Retype exactly the lines from the first one through the line with "const yMinorTicks = d3.range(860, 1600, 20).filter(v", including both ends; skip any pictures.
+ + + + + + +
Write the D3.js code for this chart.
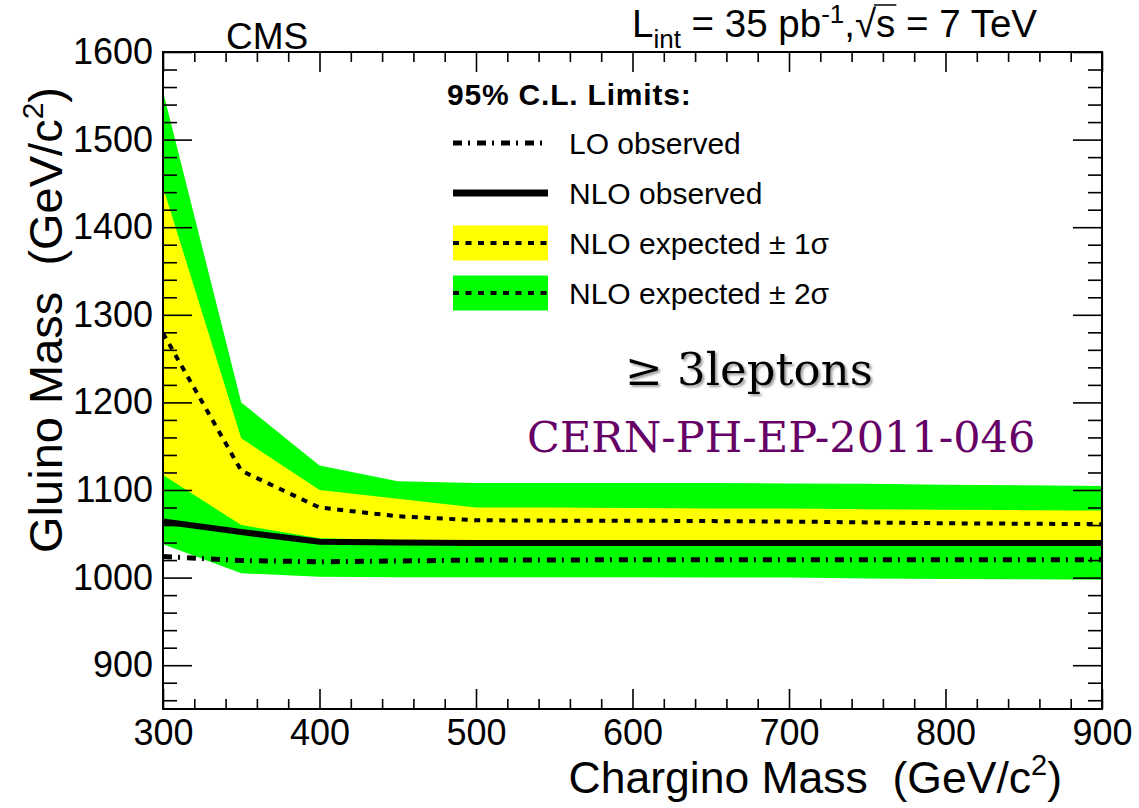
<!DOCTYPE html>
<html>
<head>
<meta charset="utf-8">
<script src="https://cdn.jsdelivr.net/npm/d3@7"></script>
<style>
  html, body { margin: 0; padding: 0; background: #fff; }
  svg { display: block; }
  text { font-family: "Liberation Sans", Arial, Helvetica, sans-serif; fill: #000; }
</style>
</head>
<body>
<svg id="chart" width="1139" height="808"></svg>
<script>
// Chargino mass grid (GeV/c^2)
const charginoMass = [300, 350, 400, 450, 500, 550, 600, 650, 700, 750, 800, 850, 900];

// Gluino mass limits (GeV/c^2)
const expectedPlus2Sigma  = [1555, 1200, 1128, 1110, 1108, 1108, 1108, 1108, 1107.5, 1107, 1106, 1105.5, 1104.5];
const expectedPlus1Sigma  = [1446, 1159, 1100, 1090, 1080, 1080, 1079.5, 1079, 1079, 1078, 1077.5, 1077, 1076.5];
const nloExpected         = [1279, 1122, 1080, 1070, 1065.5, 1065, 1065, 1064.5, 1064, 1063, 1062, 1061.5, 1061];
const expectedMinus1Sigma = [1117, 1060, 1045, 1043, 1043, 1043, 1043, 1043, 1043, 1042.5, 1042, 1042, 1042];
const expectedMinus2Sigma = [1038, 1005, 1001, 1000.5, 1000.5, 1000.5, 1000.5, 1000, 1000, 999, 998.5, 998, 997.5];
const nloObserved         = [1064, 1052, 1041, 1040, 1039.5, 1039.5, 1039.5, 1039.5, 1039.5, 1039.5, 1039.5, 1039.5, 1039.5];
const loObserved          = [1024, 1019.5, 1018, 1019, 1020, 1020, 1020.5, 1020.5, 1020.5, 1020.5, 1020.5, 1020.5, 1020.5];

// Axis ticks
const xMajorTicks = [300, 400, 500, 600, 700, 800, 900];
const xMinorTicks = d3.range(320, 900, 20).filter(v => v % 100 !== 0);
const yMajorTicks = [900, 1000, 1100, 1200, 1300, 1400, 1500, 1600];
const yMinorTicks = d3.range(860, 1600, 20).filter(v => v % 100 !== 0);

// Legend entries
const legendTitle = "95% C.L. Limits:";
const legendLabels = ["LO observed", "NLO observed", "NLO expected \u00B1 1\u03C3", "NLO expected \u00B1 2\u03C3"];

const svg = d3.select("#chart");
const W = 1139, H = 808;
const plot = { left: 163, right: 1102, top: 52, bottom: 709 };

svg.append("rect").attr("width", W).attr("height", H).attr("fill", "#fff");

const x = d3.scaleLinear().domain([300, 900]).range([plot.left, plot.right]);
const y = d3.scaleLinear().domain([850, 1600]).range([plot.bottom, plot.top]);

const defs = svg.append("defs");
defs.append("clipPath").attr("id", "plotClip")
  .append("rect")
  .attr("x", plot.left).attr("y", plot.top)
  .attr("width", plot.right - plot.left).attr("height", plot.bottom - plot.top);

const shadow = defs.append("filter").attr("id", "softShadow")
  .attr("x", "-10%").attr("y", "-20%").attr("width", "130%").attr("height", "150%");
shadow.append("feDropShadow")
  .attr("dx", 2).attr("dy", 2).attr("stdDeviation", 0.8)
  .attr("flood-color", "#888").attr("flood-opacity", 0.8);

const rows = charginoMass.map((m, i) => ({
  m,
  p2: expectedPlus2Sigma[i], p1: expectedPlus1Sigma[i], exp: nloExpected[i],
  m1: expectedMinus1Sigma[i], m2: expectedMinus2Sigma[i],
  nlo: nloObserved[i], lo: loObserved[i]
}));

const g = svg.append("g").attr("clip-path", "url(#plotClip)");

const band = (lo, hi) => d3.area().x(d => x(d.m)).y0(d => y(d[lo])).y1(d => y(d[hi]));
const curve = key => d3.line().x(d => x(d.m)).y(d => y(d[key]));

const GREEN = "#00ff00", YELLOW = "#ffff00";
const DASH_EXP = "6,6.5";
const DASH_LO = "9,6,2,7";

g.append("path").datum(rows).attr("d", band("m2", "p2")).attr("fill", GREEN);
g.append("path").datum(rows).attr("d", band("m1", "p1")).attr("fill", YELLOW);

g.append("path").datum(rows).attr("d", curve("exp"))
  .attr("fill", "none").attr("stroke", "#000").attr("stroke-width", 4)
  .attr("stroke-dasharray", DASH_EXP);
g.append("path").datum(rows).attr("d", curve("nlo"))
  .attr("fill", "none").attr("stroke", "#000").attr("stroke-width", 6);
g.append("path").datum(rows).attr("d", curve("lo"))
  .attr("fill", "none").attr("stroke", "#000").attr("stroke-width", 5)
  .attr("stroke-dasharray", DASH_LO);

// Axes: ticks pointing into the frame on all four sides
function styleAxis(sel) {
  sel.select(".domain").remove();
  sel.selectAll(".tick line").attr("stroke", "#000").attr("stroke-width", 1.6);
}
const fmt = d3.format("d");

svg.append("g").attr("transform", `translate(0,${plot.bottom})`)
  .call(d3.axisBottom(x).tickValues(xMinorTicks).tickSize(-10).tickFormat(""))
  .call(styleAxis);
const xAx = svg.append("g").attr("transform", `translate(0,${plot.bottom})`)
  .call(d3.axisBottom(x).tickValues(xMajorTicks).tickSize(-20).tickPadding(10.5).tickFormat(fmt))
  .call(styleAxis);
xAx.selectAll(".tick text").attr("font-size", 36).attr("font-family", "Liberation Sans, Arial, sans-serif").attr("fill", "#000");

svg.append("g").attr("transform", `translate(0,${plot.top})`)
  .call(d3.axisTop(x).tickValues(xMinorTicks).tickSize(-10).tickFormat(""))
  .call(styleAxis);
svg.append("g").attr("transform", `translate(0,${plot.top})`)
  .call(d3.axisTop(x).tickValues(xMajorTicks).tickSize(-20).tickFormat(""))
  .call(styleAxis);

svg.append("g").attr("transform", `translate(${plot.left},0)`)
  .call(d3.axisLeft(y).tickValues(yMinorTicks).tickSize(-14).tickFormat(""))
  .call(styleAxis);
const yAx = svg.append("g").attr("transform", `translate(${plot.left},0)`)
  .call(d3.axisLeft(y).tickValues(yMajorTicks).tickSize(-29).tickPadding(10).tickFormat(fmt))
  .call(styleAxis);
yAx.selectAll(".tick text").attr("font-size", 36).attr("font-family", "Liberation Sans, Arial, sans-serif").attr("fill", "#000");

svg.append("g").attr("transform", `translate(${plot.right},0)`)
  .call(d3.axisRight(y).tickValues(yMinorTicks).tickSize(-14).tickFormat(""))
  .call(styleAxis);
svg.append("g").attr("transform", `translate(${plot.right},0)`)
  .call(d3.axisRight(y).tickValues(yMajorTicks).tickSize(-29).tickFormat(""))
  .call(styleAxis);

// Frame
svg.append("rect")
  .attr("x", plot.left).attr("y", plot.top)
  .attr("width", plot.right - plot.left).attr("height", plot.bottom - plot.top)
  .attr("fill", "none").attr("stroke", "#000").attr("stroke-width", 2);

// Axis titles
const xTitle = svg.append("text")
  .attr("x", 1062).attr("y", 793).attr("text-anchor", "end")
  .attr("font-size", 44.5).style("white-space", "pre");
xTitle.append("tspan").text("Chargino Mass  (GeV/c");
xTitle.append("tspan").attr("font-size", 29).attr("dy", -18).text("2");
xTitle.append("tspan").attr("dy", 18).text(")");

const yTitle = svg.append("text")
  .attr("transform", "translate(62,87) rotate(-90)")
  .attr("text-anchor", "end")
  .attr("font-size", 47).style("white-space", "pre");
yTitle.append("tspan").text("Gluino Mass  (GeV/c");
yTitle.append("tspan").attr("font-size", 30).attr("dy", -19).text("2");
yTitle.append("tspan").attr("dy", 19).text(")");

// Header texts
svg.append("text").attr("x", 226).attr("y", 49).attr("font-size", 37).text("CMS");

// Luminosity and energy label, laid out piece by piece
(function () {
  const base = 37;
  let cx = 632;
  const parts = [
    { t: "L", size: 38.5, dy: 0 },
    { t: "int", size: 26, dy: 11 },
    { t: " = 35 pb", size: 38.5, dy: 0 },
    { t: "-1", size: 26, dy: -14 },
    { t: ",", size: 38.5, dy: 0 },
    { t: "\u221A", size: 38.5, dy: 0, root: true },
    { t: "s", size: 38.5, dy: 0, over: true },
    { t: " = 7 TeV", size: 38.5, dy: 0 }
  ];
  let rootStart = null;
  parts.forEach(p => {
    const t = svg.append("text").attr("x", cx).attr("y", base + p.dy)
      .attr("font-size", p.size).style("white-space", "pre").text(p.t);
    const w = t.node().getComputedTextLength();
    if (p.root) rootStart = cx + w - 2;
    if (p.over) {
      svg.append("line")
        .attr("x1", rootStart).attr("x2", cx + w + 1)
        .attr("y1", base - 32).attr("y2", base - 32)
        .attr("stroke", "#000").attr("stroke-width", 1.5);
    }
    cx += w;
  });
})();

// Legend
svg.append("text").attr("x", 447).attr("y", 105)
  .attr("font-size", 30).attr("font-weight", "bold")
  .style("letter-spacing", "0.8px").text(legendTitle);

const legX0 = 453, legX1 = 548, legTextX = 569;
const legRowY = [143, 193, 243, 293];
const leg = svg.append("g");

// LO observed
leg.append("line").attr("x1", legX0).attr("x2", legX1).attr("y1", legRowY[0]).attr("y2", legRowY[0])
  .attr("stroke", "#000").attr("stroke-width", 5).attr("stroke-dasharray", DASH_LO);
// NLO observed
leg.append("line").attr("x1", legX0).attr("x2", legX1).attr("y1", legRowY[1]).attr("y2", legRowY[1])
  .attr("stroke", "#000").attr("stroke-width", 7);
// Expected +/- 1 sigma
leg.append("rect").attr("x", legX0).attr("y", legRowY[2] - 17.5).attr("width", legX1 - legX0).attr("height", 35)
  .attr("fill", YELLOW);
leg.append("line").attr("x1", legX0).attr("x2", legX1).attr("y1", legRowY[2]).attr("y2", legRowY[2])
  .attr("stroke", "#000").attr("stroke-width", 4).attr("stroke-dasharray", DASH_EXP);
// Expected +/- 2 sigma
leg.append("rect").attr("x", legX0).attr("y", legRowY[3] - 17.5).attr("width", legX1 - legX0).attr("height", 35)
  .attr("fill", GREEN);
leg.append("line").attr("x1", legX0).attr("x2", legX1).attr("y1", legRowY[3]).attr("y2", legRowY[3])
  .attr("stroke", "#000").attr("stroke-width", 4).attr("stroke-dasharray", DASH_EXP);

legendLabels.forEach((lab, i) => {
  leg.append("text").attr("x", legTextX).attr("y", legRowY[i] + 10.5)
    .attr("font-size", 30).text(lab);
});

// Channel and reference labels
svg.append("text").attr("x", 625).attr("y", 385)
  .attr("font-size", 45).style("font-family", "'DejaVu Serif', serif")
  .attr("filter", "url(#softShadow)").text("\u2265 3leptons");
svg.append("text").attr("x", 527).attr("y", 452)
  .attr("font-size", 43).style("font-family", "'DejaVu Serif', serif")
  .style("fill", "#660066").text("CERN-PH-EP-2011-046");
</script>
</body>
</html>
+ + + + + + +
● **Result below**:
Write the D3.js code for this chart.
<!DOCTYPE html>
<html>
<head>
<meta charset="utf-8">
<script src="https://cdn.jsdelivr.net/npm/d3@7"></script>
<style>
  html, body { margin: 0; padding: 0; background: #fff; }
  svg { display: block; }
  text { font-family: "Liberation Sans", Arial, Helvetica, sans-serif; fill: #000; }
</style>
</head>
<body>
<svg id="chart" width="1139" height="808"></svg>
<script>
// Chargino mass grid (GeV/c^2)
const charginoMass = [300, 350, 400, 450, 500, 550, 600, 650, 700, 750, 800, 850, 900];

// Gluino mass limits (GeV/c^2)
const expectedPlus2Sigma  = [1555, 1200, 1128, 1110, 1108, 1108, 1108, 1108, 1107.5, 1107, 1106, 1105.5, 1104.5];
const expectedPlus1Sigma  = [1446, 1159, 1100, 1090, 1080, 1080, 1079.5, 1079, 1079, 1078, 1077.5, 1077, 1076.5];
const nloExpected         = [1279, 1122, 1080, 1070, 1065.5, 1065, 1065, 1064.5, 1064, 1063, 1062, 1061.5, 1061];
const expectedMinus1Sigma = [1117, 1060, 1045, 1043, 1043, 1043, 1043, 1043, 1043, 1042.5, 1042, 1042, 1042];
const expectedMinus2Sigma = [1038, 1005, 1001, 1000.5, 1000.5, 1000.5, 1000.5, 1000, 1000, 999, 998.5, 998, 997.5];
const nloObserved         = [1064, 1052, 1041, 1040, 1039.5, 1039.5, 1039.5, 1039.5, 1039.5, 1039.5, 1039.5, 1039.5, 1039.5];
const loObserved          = [1024, 1019.5, 1018, 1019, 1020, 1020, 1020.5, 1020.5, 1020.5, 1020.5, 1020.5, 1020.5, 1020.5];

// Axis ticks
const xMajorTicks = [300, 400, 500, 600, 700, 800, 900];
const xMinorTicks = d3.range(320, 900, 20).filter(v => v % 100 !== 0);
const yMajorTicks = [900, 1000, 1100, 1200, 1300, 1400, 1500, 1600];
const yMinorTicks = d3.range(860, 1600, 20).filter(v => v % 100 !== 0);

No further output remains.